The issue came to the limelight after whistle-blower, CA Akash Shah exposed the electric two-wheeler start-ups. In his deposition to the government, Akash alleged companies like Hero, Okinawa, Ampere Vehicles and Benling India were importing vehicles stripped down as auto parts, re-assembling them and selling them as finished products to claim subsidies and defrauding the government on tax payments like customs and GST.

Akash, through his communique, called for suspending the Fame II subsidies for the manufacturers mentioned as the voluntary documentation offered by OEMs given for subsidies on the basis of certification issued by Automotive Research Association of India (ARAI) and International Centre for Automotive Technology (ICAT) was misleading. At least 50 percent of the components have to be made in India to qualify for the government subsidy.

 

The problem with ARAI is that it doesn’t have the testing facilities to certify the localisation levels of the OEMs. However, it has been sanctioned a budget of Rs 44 crore to acquire the necessary equipment for certification and testing. ARAI will only be able to commence testing from April 2023 onwards.

Given this handicap, the MHI ended up purchasing the electric scooters from the dealers and they have told ICAT to strip them down and do the verification protocol.

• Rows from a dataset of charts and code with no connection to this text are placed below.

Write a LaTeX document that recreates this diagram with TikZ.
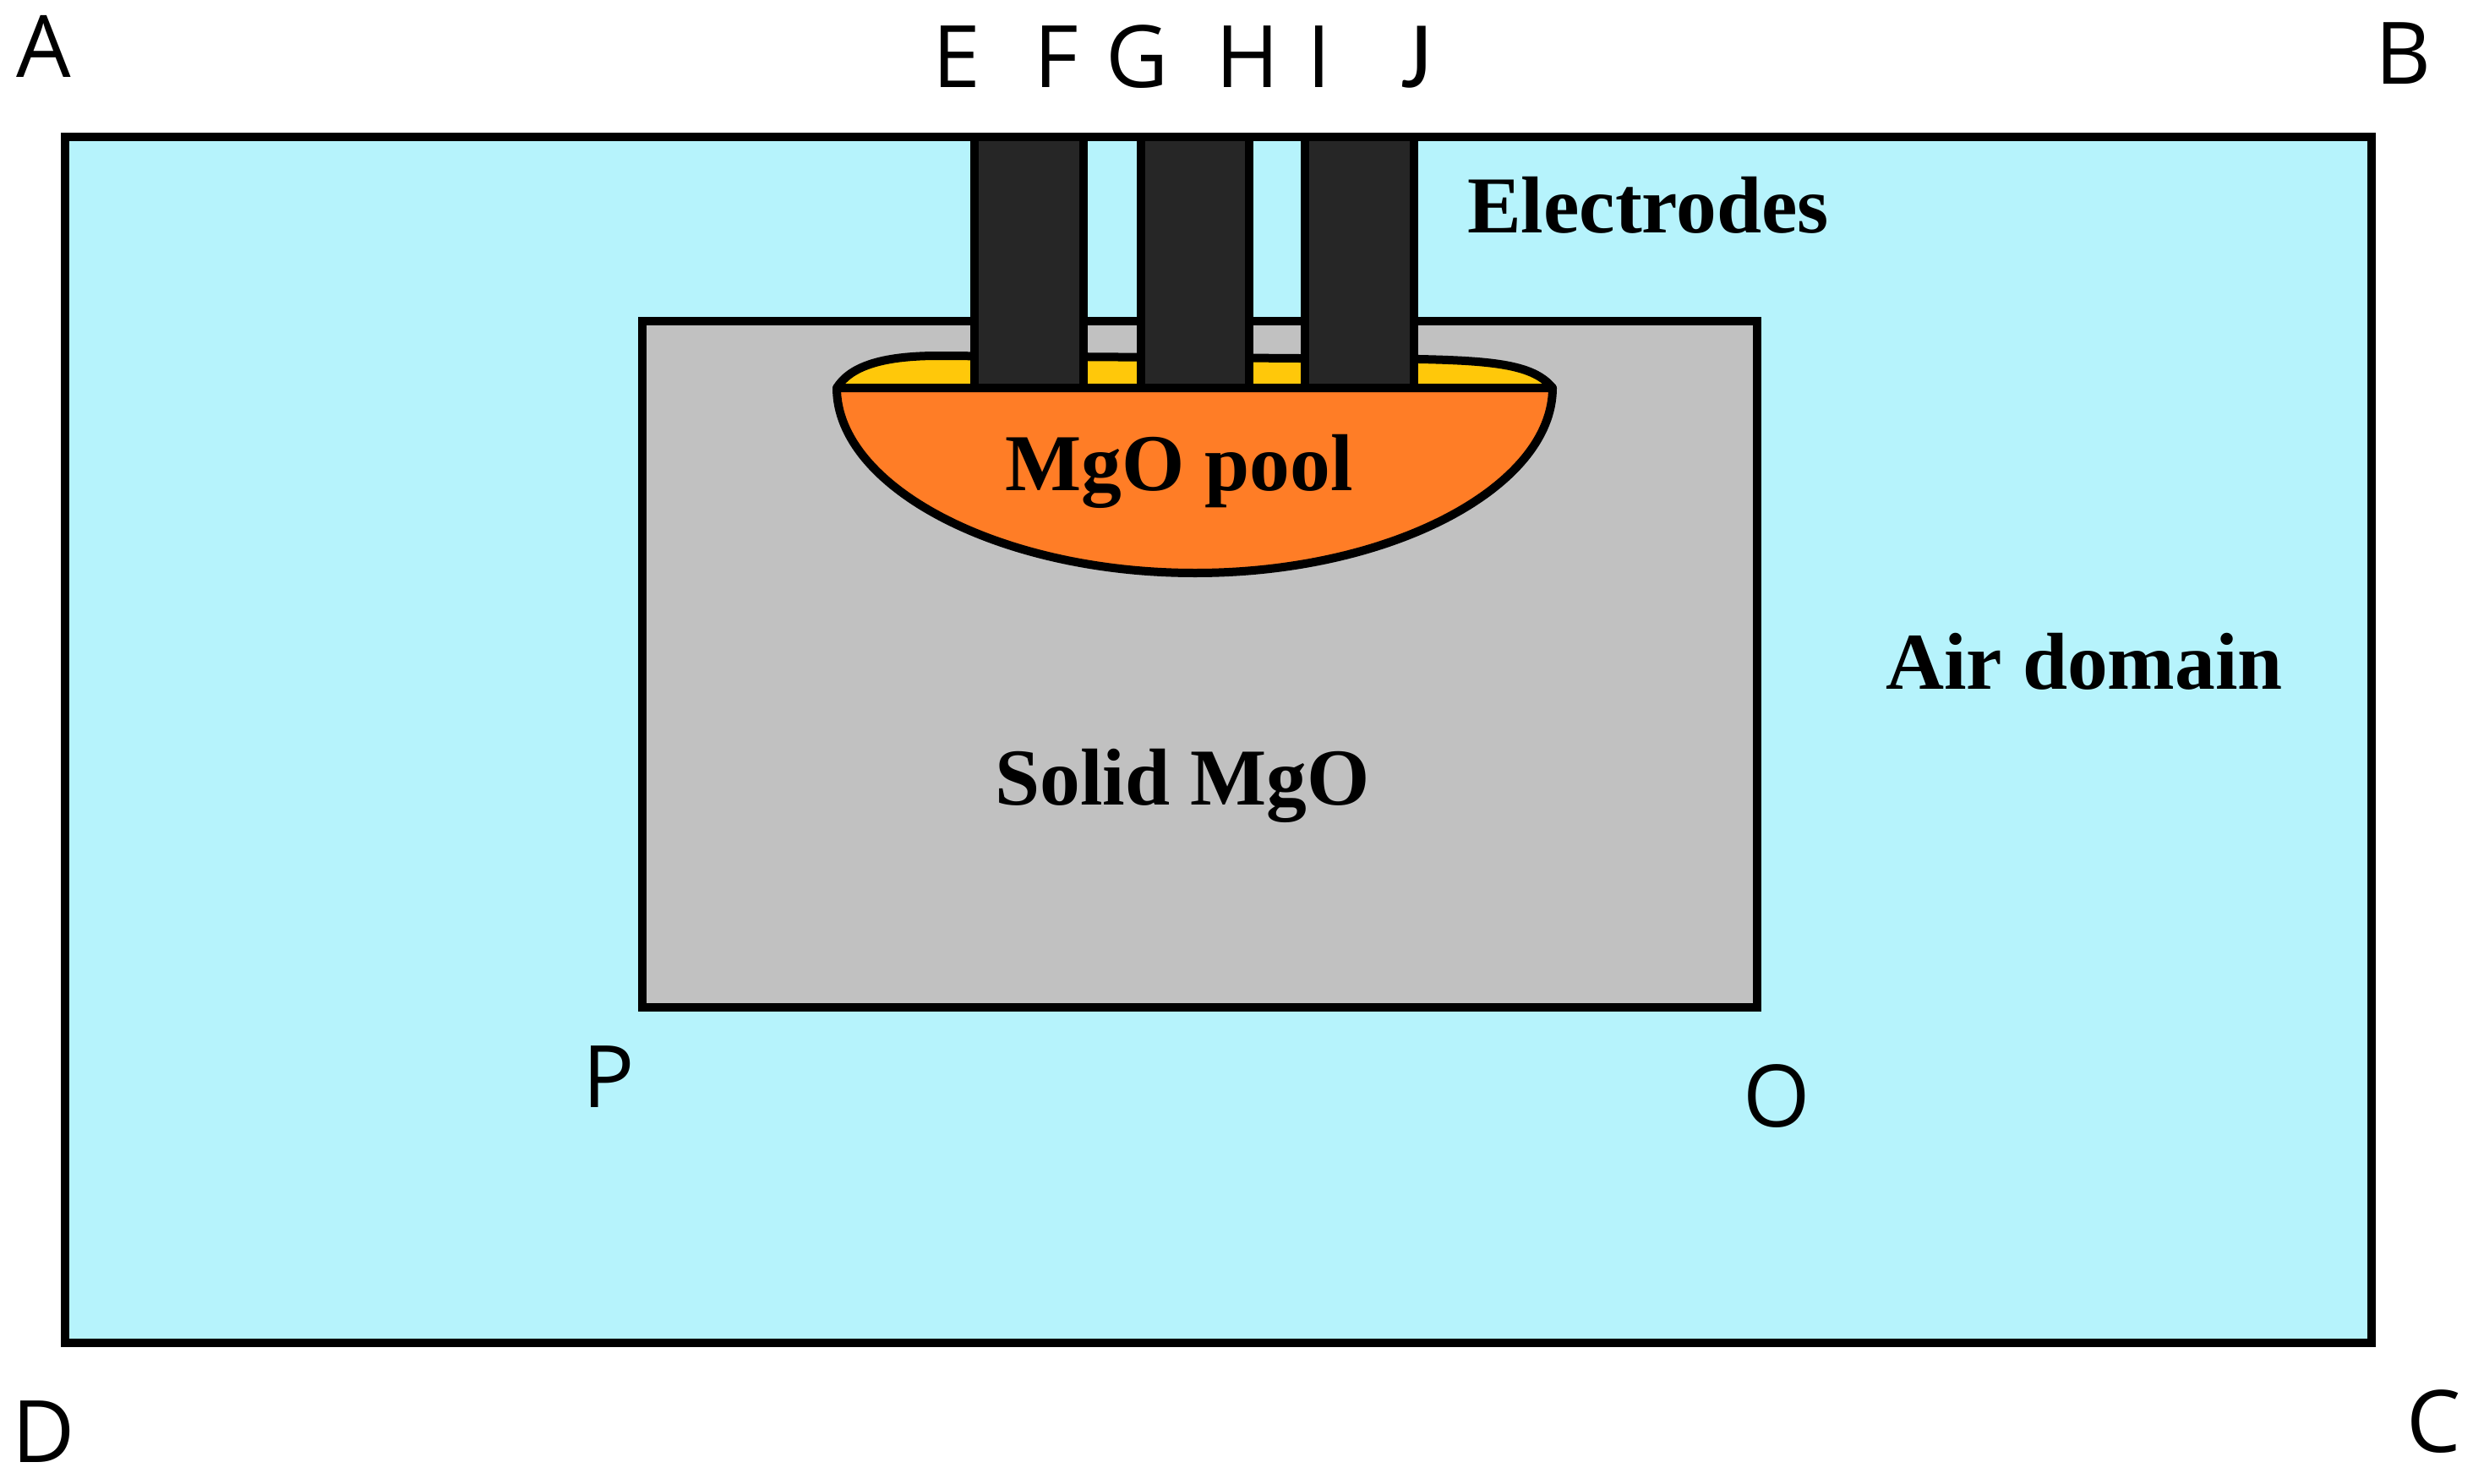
\documentclass[tikz,border=0pt]{standalone}
\usepackage{fontspec}
\setmainfont{Liberation Serif}
\newfontfamily\lab{Open Sans}
\newfontfamily\labj{Carlito}
\definecolor{air}{RGB}{182,243,252}
\definecolor{solid}{RGB}{193,193,193}
\definecolor{pool}{RGB}{255,125,38}
\definecolor{slag}{RGB}{255,200,10}
\definecolor{elec}{RGB}{38,38,38}
\tikzset{
  x=1pt,y=-1pt,
  wall/.style={draw=black,line width=10pt,line join=miter,miter limit=10},
  blob/.style={draw=black,line width=10pt,line join=round},
  rod/.style={draw=black,line width=9.5pt,fill=elec},
  word/.style={font=\fontsize{95.5}{95.5}\selectfont\bfseries,inner sep=0pt,text=black,anchor=base},
  pt/.style={font=\lab\fontsize{102}{102}\selectfont,inner sep=0pt,text=black,anchor=base},
}
\begin{document}
\begin{tikzpicture}
\useasboundingbox (0,0) rectangle (2926,1756);
\fill[white] (0,0) rectangle (2926,1756);
\path[wall,fill=air] (77,162) rectangle (2806,1589);
\path[wall,fill=solid] (760,380) rectangle (2079,1192);
\path[blob,fill=slag] (990,459) .. controls (1005,435) and (1040,421) .. (1110,421) -- (1680,425) .. controls (1770,427) and (1815,432) .. (1837,459) -- cycle;
\path[blob,fill=pool] (990,459) -- (1837,459) .. controls (1837,575) and (1648,678) .. (1414,678) .. controls (1180,678) and (990,575) .. (990,459) -- cycle;
\path[rod] (1153,162) rectangle (1282,459);
\path[rod] (1350,162) rectangle (1478,459);
\path[rod] (1544,162) rectangle (1673,459);
\node[word] (electrodes) at (1950,275) {Electrodes};
\node[word] (pooltext) at (1395,580) {MgO pool};
\node[word] (solidtext) at (1399,952) {Solid MgO};
\node[word] (airtext) at (2466,815) {Air domain};
\node[pt] (A) at (52,91) {A};
\node[pt] (B) at (2844,99) {B};
\node[pt] (C) at (2880,1718) {C};
\node[pt] (D) at (52,1730) {D};
\node[pt] (E) at (1132,103) {E};
\node[pt] (F) at (1250,103) {F};
\node[pt] (G) at (1346,103) {G};
\node[pt] (H) at (1476,103) {H};
\node[pt] (I) at (1561,103) {I};
\node[font=\labj\fontsize{113}{113}\selectfont,inner sep=0pt,anchor=base] (J) at (1675,103) {J};
\node[pt] (P) at (720,1310) {P};
\node[pt] (O) at (2102,1333) {O};
\end{tikzpicture}
\end{document}
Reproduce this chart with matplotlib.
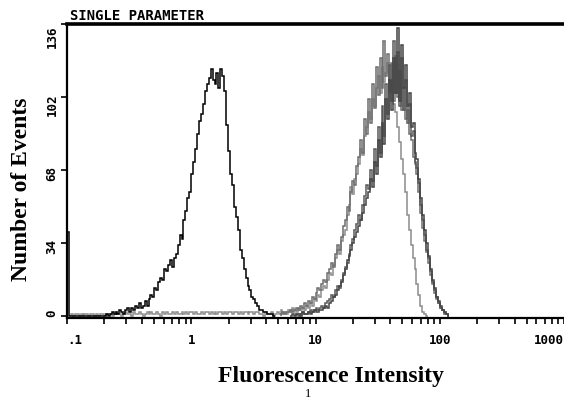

In the interim period, the government is also implementing a new digital process in response to complaints from various stakeholders. Under this mechanism, domestic value addition data must be calculated and kept in OEMs’ ERP (enterprise resource planning) systems. It will be necessary to upload this data to the FAME-II portal.

Saera Automotive which was in the news recently after it inked a deal with LML for making two-wheeler scooters and motorcycles is also one of the casualties. “We haven’t got our subsidies for the last four months despite several reminders to MHI to disburse them. If you go to the MHI website, it says our subsidies are active, however, we haven’t been paid for the last four months. We are in the midst of the festive season, and getting timely cash flow is critical,” said Nitin Kapoor, managing director of electric-rickshaw maker Saera Electric Auto. 

“We have already reduced production in the range of 30-50 percent and if subsidy dues continue to remain unpaid, within two to three weeks we will be forced to further curtail or even stop production,” said Amitabh Saran, Founder and CEO of the Bengaluru-based Altigreen Propulsion Labs Experience.

The founder of Sixth Sense Ventures, Reliance New Energy Xponentia Capital, Accurant International, USA, and Momentum Venture Capital-backed firm says that Altigreen is adequately funded but beyond a point, it would also have to scale down. “I don’t know at whose behest we are being penalised,” he said.

Uday Narang, who founded the firm Omega Seiki Mobility (OSM), hasn’t received any subsidy for five months and he is exasperated with the government for turning deaf ears to his pleas. He has also written to the MHI to register his side of the story.

“We are giving the advantage of subsidies to our customers. This delay is impeding sales and building of the ecosystem. A third of our money is locked up, which is putting a huge spanner in our growth,” said Narang.

Altigreen and OSM are among the several start-ups that fear they will choke if the lifeline of subsidy is not restored soon.

“It is just not us alone, but the entire EV ecosystem is getting threatened,” said Saran.

The FAME-II subsidy on an e-two-wheeler to three-wheeler ranges from Rs 20,000 to Rs 50,000 and for e-three-wheelers, it ranges from Rs 75,000 to Rs one lakh. To avail of the benefits, manufacturers must do 50 percent of value addition locally. A government audit at a few electric two-wheeler companies is underway for alleged non-compliance with localisation norms under FAME II.

Meanwhile, the Society of Manufacturers of Electric Vehicles (SMEV) which has been lobbying for the industry’s interest all these years seems to have run out of favour with the smaller EV players. The apex body’s stoic silence over the subsidy logjam has also irked its members.